Please send in a short abstract of your project and presentation to: Univ.-Prof. Renate Lorenz, r.lorenz@akbild.ac.at.
Deadline: February 15, 2017.
HAUNTOPIA / What if In this conference the concept of haunting – usually bending towards the past – will keep good company to the concept of utopia. Haunting has been employed to create a language for the ways in which an unfinished past (Gordon) or past potential futures (Eshun) make themselves known in the here and now. Violent histories or stories return and show their impacts in the course of normalcy. Haunting takes place especially when it seems that certain events of oppression and violence are over (after liberation from colonialism, after Stonewall, after the end of the war) or when their oppressiveness is strictly denied.
Signs appear – we might call them ghosts or specters –, and cause disruptions. The ghosts are alive, equipped with agency they will not subjugate under human control.
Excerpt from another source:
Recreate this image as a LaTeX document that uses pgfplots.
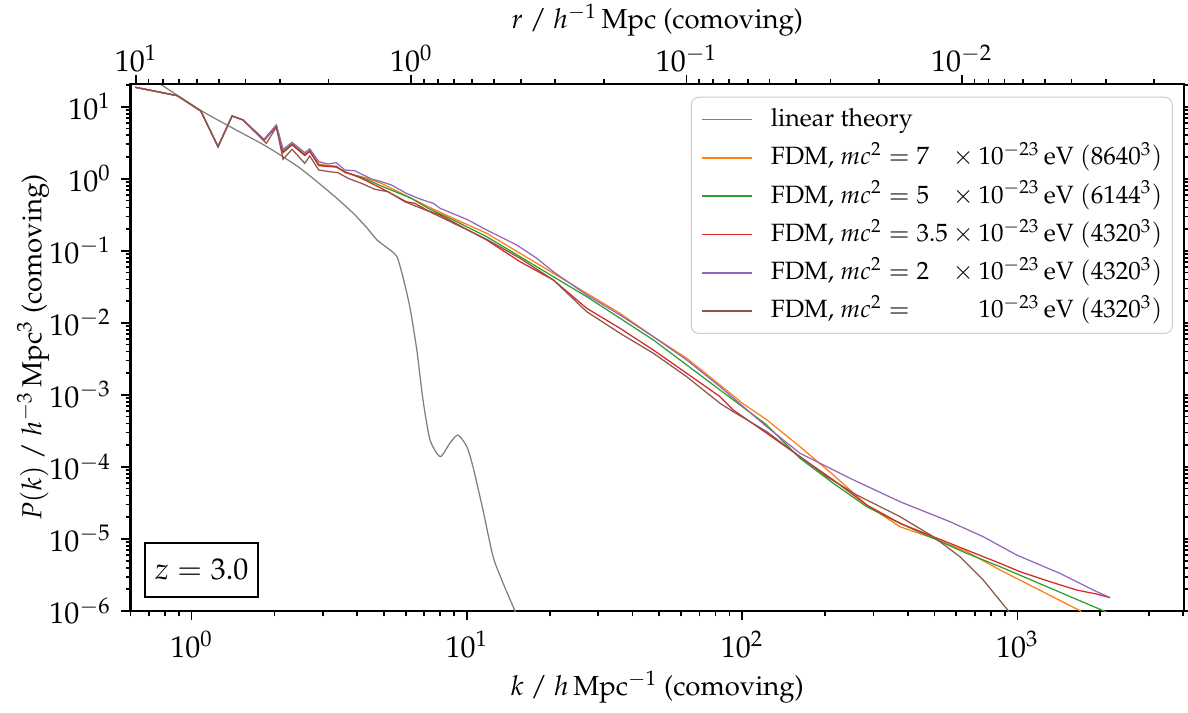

They don’t “belong” to the person, who experiences them, they rather ”appear” as agency in-between subjectivities, images and space. As such, hunting always also points towards a possible future or work as an exile for our longing, of how things could be otherwise. A path not taken in the past might indicate a different trail to the future, a voice ridiculed might open up the present. In our cruisings of utopia we mingle with the presence of colonialism, with tamed revolutionary moments, suppressed knowledges and other ghosts. This is why we understand Hauntopia / What If? as a means to produce knowledge: As we conjure ghostly matters to make the unresolved social violence of the past appear in the present and demand their due, our artistic practices invite ghosts to dance and trace the possible future in the here and now.
Conference with lectures, artists’ presentations and performance.